A barangay may receive complaints between residents in proper cases, but a lending app cannot use the barangay as a tool for public shaming or unlawful collection. If the collector threatens to post your debt at the barangay, message barangay officials, or humiliate you publicly, preserve the evidence and include it in your SEC and NPC complaints.
What if the collector uses a fake police or court notice?
Save the notice and report it to cybercrime authorities. A real court process has official case details and comes from the proper court or government office, not from a random collection number pressuring you to pay within minutes.
Can my employer be contacted about my online loan?
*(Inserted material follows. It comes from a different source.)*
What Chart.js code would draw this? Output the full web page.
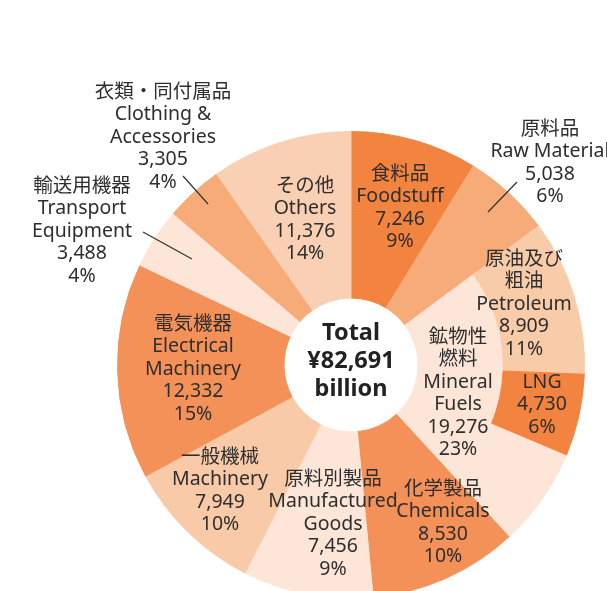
<!DOCTYPE html>
<html>
<head>
<meta charset="utf-8">
<script src="https://cdn.jsdelivr.net/npm/chart.js@4.4.1/dist/chart.umd.min.js"></script>
<style>
  html, body { margin: 0; padding: 0; background: #fff; overflow: hidden; }
  #wrap { position: absolute; left: 0; top: 0; width: 607px; height: 640px; }
</style>
</head>
<body>
<div id="wrap"><canvas id="chartImport"></canvas></div>
<script>
// categories, clockwise from 12 o'clock
const categoriesJa = ['食料品', '原料品', '鉱物性\n燃料', '化学製品', '原料別製品', '一般機械', '電気機器', '輸送用機器', '衣類・同付属品', 'その他'];
const categoriesEn = ['Foodstuff', 'Raw Material', 'Mineral\nFuels', 'Chemicals', 'Manufactured\nGoods', 'Machinery', 'Electrical\nMachinery', 'Transport\nEquipment', 'Clothing &\nAccessories', 'Others'];
const values = [7246, 5038, 19276, 8530, 7456, 7949, 12332, 3488, 3305, 11376];
const shares = [9, 6, 23, 10, 9, 10, 15, 4, 4, 14];
const colors = ['#F3843F', '#F6AB79', '#FDE6D8', '#F39158', '#FDE6D8', '#F9CAA8', '#F39158', '#FDE6D8', '#F6AB79', '#F9D0B3'];

// breakdown of mineral fuels (outer ring)
const fuelJa = ['原油及び\n粗油', ''];
const fuelEn = ['Petroleum', 'LNG'];
const fuelValues = [8909, 4730];
const fuelShares = [11, 6];
const fuelColors = ['#F9CCA9', '#F3843F'];

const totalValue = 82691;

(function() {
    const FONT = '"Noto Sans", "Noto Sans CJK JP", sans-serif';
    const fmt = n => n.toLocaleString('en-US');

    // the reference draws slices against the printed total, so "Others" only gets what is left
    const resto = totalValue - values.slice(0, -1).reduce((a, b) => a + b, 0);
    const innerData = values.map((v, i) => i === values.length - 1 ? resto : v);

    const fuelRest = values[2] - fuelValues.reduce((a, b) => a + b, 0);
    const outerData = [], outerColors = [];
    innerData.forEach((v, i) => {
        if (i === 2) {
            outerData.push(...fuelValues, fuelRest);
            outerColors.push(...fuelColors, colors[2]);
        } else {
            outerData.push(v);
            outerColors.push(colors[i]);
        }
    });

    // text blocks: offsets from the pie centre (x = centre of lines, y = first line)
    const blocos = [
        { i: 0, dx: 49, dy: -191 },
        { i: 1, dx: 199, dy: -236 },
        { i: 2, dx: 107, dy: -28 },
        { i: 3, dx: 92, dy: 124 },
        { i: 4, dx: -18, dy: 114 },
        { i: 5, dx: -131, dy: 92 },
        { i: 6, dx: -158, dy: -41 },
        { i: 7, dx: -269, dy: -179 },
        { i: 8, dx: -188, dy: -273 },
        { i: 9, dx: -46, dy: -179 },
        { f: 0, dx: 173, dy: -106 },
        { f: 1, dx: 191, dy: 17 }
    ];
    const linhasGuia = [
        [166, -183, 137, -153],
        [-168, -189, -143, -161],
        [-208, -133, -159, -106]
    ];

    function linhasDoBloco(b) {
        let ja, en, v, p;
        if (b.f !== undefined) {
            ja = fuelJa[b.f]; en = fuelEn[b.f]; v = fuelValues[b.f]; p = fuelShares[b.f];
        } else {
            ja = categoriesJa[b.i]; en = categoriesEn[b.i]; v = values[b.i]; p = shares[b.i];
        }
        const out = [];
        if (ja) out.push(...ja.split('\n'));
        out.push(...en.split('\n'), fmt(v), p + '%');
        return out;
    }

    const rotulos = {
        id: 'rotulos',
        afterDatasetsDraw(chart) {
            const arc = chart.getDatasetMeta(0).data[0];
            const cx = arc.x, cy = arc.y;
            const ctx = chart.ctx;
            ctx.save();
            ctx.textAlign = 'center';
            ctx.textBaseline = 'middle';
            ctx.fillStyle = '#2e2e2e';
            ctx.font = '19.5px ' + FONT;
            blocos.forEach(b => {
                linhasDoBloco(b).forEach((t, k) => {
                    ctx.fillText(t, cx + b.dx, cy + b.dy + k * 22.5);
                });
            });

            ctx.strokeStyle = '#333';
            ctx.lineWidth = 1.2;
            linhasGuia.forEach(l => {
                ctx.beginPath();
                ctx.moveTo(cx + l[0], cy + l[1]);
                ctx.lineTo(cx + l[2], cy + l[3]);
                ctx.stroke();
            });

            ctx.fillStyle = '#222';
            ctx.font = 'bold 23.5px ' + FONT;
            ['Total', '¥' + fmt(totalValue), 'billion'].forEach((t, k) => {
                ctx.fillText(t, cx, cy - 32 + k * 28);
            });
            ctx.restore();
        }
    };

    new Chart(document.getElementById('chartImport'), {
        type: 'doughnut',
        data: {
            labels: outerData.map((_, i) => i),
            datasets: [
                { data: outerData, backgroundColor: outerColors, borderColor: outerColors, borderWidth: 1, weight: 82 },
                { data: innerData, backgroundColor: colors, borderColor: colors, borderWidth: 1, weight: 86 }
            ]
        },
        options: {
            responsive: true,
            maintainAspectRatio: false,
            animation: false,
            cutout: 67,
            layout: { padding: { left: 117, right: 22, top: 131, bottom: 41 } },
            plugins: { legend: { display: false }, tooltip: { enabled: false } }
        },
        plugins: [rotulos]
    });
})();
</script>
</body>
</html>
A collector should not use your workplace to shame, pressure, or disclose your alleged debt to people who are not legally responsible for it. If your employer or co-worker receives messages, ask for full screenshots and include them in your complaint.
What if the lending app is not registered with the SEC?
Report it to the SEC and cybercrime authorities. Operating as a lending or financing company without proper authority may create separate regulatory issues. Save the app store page, website, developer name, payment channels, and all collection messages.
Key Takeaways
- Online lending apps may collect legitimate debts, but they cannot use threats, public shaming, abusive language, false legal claims, or unauthorized contact-list harassment.
- File with the SEC for unfair debt collection, the NPC for personal data misuse, and PNP ACG/NBI/DICT for threats, fraud, extortion, or cybercrime.
- Preserve evidence before deleting messages, blocking numbers, or uninstalling the app.
- Character references are not automatically guarantors; non-guarantor contacts should not be used for debt collection.
- You cannot be jailed for debt alone, but fraud, threats, identity theft, or other criminal acts are separate matters.
- A strong complaint includes a clear timeline, screenshots with dates and numbers, loan documents, payment records, and proof of messages sent to third parties.